Despite being touted for their practicality and economy, slipcovers can sometimes become a pricey investment. The Expressions chain offers big, plump sofas slipcovered in everything from damask to denim, from $1,500 to $2,500.
"Our more expensive styles are selling best," said Amy Freese of Expressions, based in Metairie, La. "Our customers are buying them for the look."
If you're a skillful sewer, you can whip up your own slipcovers at a fraction of the retail cost. But beware: Sewing your own slipcovers is no easy project. "Slipcovering is at the graduate-school sewing level," said Catherine Revland, author of Slipcover Chic" (Hearst Books). "It's not as hard as tailoring a suit, but it's tough."
Jean Schissel Norman, editor of Do It Yourself magazine, a publication from Better Homes and Gardens, recommends that do-it-yourselfers start with something simple and small, like an ottoman. The more fitted the style, the more difficult it is to make. Nevertheless, many Do It Yourself readers were eager to try their hand at slipcovers. In response to their demands, the magazine ran an article on how to re-cover a variety of chairs. There are no patterns, however, as slipcovers must be made to fit specific pieces of furniture.
"We did a survey and were surprised how many people wrote in requesting information on basic techniques for making slipcovers," says Ms. Norman. "If you can't afford to buy new furniture, slipcovers are a terrific way to change the look of a room."
Those whose sewing skills are zilch can try covering chairs with a fabric throw artfully pinned or stapled into place. With a lot of patience and creativity, you may achieve a fairly attractive look with this quickie cover, but more often than not the result resembles nothing more than a chair swathed with a sheet.
The Sure Fit slipcovers combine a large throw which you drape around the sofa or chair and then secure with a separate elasticized skirt.
"You have to spend a little time and play with it a bit to get it to look like the picture on the instruction sheet," conceded Ms. Toscanini. "The arms are the most difficult part to drape, but we show you how to pleat them." The slipcovers, which come in over 50 fabrics, cost $39.99 for a chair and $69.99 for a sofa.
If you'd prefer to have a professional make your slipcovers, you can get references from decorators, department stores or fabric stores.

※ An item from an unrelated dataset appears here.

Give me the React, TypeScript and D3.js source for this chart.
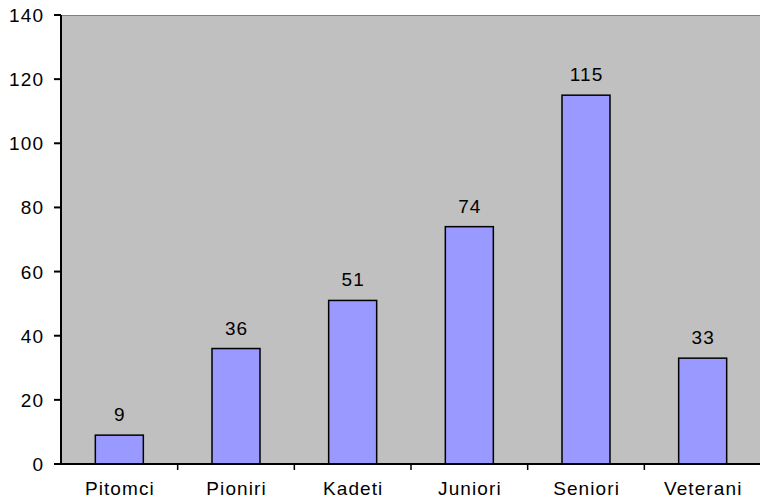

Steve Gulin, owner of Artistic Slipcovers and Upholstery Co. in Baltimore, charges about $240 for a slipcover such as the one pictured in the photographs here. He does offer clients the option of providing their own fabric, however, which can lower the cost. The fabric pictured is about $12 a yard, but upholstery fabrics can be found for as little as $5 a yard. For labor alone, for this particular slipcover, Mr. Gulin would charge about $150. After he makes his measurements, it usually takes another two to three weeks before the slipcover is completed.
It's more economical to have a slipcover made than to have a piece of furniture completely reupholstered. Mr. Gulin, who offers both services, says customers frequently think they need to go to the expense of having a piece reupholstered, which costs about 2 1/2 times as much, when all that is necessary is maybe more stuffing in the pillow and a slipcover.
Which fabrics are best to use for re-covering? "Slipcover Chic" author Revland, who has been sewing for 30 years, advised using "natural fabrics like linen or heavy cotton that wash well." Ms. Norman's choices were canvas, twill and denim. Sheets, she said, are too lightweight.
Ballard Designs' spin on shabby chic style is their Vintage Vogue collection of slipcovered sofas, chairs and ottomans. Prices range from $1,175 to $1,445 for a sofa to $595 to $735 for a club chair.
According to Myriam Van Steenlandt, the merchandise manager Ballard Designs, the line is doing so well that it's going to be expanded.
"The slipcovered sofas and chairs are the big, squooshy kind," said Ms. Van Steenlandt. "You sit down and you're just enveloped in a sense of comfort and nostalgia. What more can you want?"